The last month had its intrigue, though. Rambus is returning into the main PC memory market. No, Intel hasn’t yet announced its chipsets to support the new standard from Rambus. So far, Rambus only revealed its plans on making its standard, XDR DRAM, into the basic PC memory by 2006. The clock-rate of the chips is going to be about 3.2-6.4GHz, with a bus width of 128bit and a bandwidth of up to 100GB/s. It sounds sweet like hell. In its time, however, 800MHz RDRAM was most impressive against 100MHz PC100 until the problems with heat dissipation, price and other small things arose.

Yeah, it is all very beautiful in theory, just like everything Rambus has offered in the last couple of years, but I rather doubt Intel would go for another try with this company. So, Rambus remains a kind of honorable theoretician (regrettably, maybe). So far, the company is waiting for the end of the suit with Infineon, after which it will get its fees for the SDRAM produced by the Germans.

By the way, Rambus is not the only innovator. As it turned out in October, Sun Microsystems is also developing a new type of memory for the PC. The company voiced its “throughput computing” paradigm, which is to become the ultimate solution of the memory bandwidth problem.
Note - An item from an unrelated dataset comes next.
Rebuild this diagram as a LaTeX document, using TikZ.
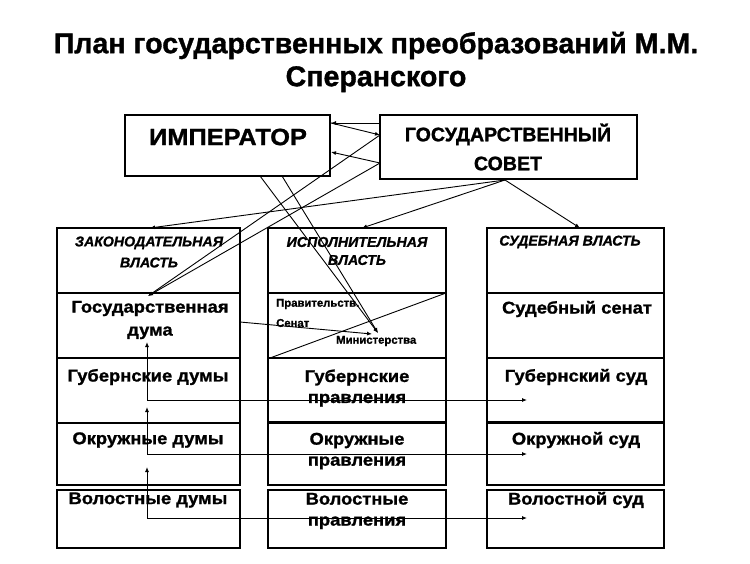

Sun considers the low memory bandwidth one of the narrowest bottlenecks in today’s systems and suggests using up to 8 physical cores in one memory chip. The cores could work on different data streams in parallel. Interestingly enough, mass shipments are promised for the same 2006 year. It would be interesting to watch these two technologies collide, but…what will Intel say?

Infineon, waiting for the court decision, is focusing on MRAM. The future of MRAM is being discussed less nowadays, since the capacities and speeds of such chips grow too slow. It was lately rumored that Infineon, collaborating with IBM, also decided to enroll Axon Technologies with its Programmable Metallization Cell memory (PMCm) technology. Specialists say (for a hundredth time already!) that this could be a replacement for both DRAM and flash. First products based on this technology are going to appear…Yes! in 2006.

Motorola, on the other hand, doesn’t plan on anything. They just do their work, being the pioneers in the field. They produced 0.18micron 4Mbit MRAM chip available in samples for their clients. Recalling that the company offered only a 0.60micron 1Mbit chip a year ago, the progress is impressive. But of course, there is no talk about competition with DRAM or flash.